2) Analisis Kelayakan Secara Fisik (Phisically Possible)
Analisis ini berhubungan dengan hal-hal yang berkaitan dengan karakteristik fisik tanah berupa lokasi, luas, bentuk, kontur, ataupun sifat tanah yang berpengaruh terhadap alternatif properti yang dapat dikembangkan di atasnya. Terkait ukuran misalnya, sebidang tanah dengan ukuran 500m2 tidak layak untuk dibangun hotel berbintang, namun lebih sesuai jika dibangun sebagai rumah tinggal. Sebidang tanah dengan kontur tanah yang tidak rata namun memiliki view pemandangan yang indah seperti di daerah Puncak, akan sangat cocok untuk properti berupa hotel atau villa. Dengan memahami kondisi fisik tanah, Pengguna Barang diharapkan dapat memiliki inisiatif untuk mengusulkan jenis pemanfaatan yang ideal. Pengguna Barang dapat secara aktif mencari calon mitra pemanfaatan berdasarkan lokasi tanahnya. Misalnya, untuk tanah yang berada di perkotaan, dengan luas yang memadai, akan cocok untuk diusulkan bentuk pemanfaatan berupa pusat perbelanjaan, hotel, atau pusat Pendidikan. Sebaliknya, untuk tanah yang berlokasi di pinggir kota, dapat diusulkan pemanfaatan dalam bentuk pabrik, atau sarana pergudangan.

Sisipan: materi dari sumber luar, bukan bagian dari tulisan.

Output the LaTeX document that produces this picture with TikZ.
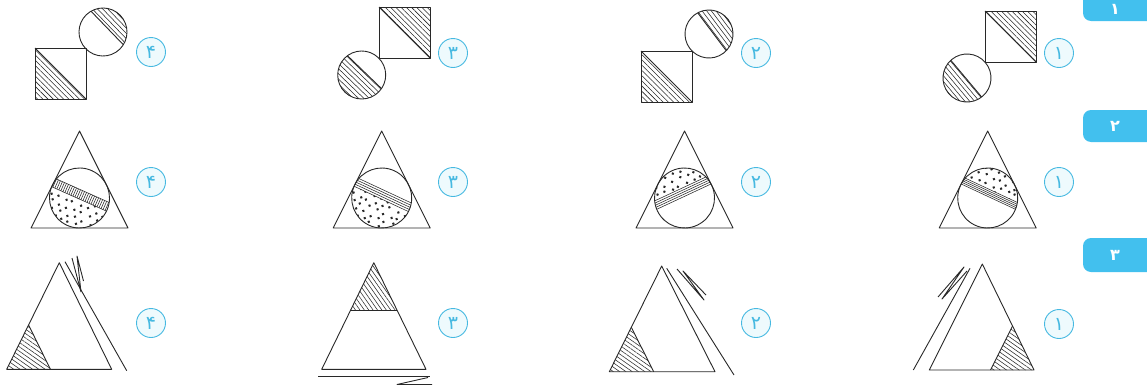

3) Analisis Kelayakan Secara Keuangan (Financially Feasible)
Analisis ini berhubungan pendapatan bersih positif yang dapat dihasilkan oleh suatu properti. Sebuah properti dikatakan layak secara keuangan bilamana dapat memberikan pendapatan bersih yang positif. Alat ukur finansial yang biasa digunakan contohnya adalah Payback Period (PP), Internal Rate Of Return (IRR), dan Net Present Value (NPV). Untuk mengestimasi pendapatan dari suatu alternatif properti, diperlukan analisis pasar dengan cara membandingkan dengan properti sejenis. Analisis terkait potensi peneriman dan biaya menjadi hal yang penting. Seberapa besar pendapatan bersih positif yang diharapkan dapat disesuaikan dengan preferensi investasi yang akan dilakukan. Dengan mengetahui potensi penerimaan dan biaya dari alternatif pemanfaatan BMN yang dapat dilakukan, Pengguna Barang dapat lebih memastikan bahwa pemanfaatan BMN yang akan dilakukan telah layak secara finansial. Pemanfaatan BMN tidak berarti sakedar bagaimana agar aset tersebut tidak idle, namun harus dipastikan pemanfaatannya menguntungkan.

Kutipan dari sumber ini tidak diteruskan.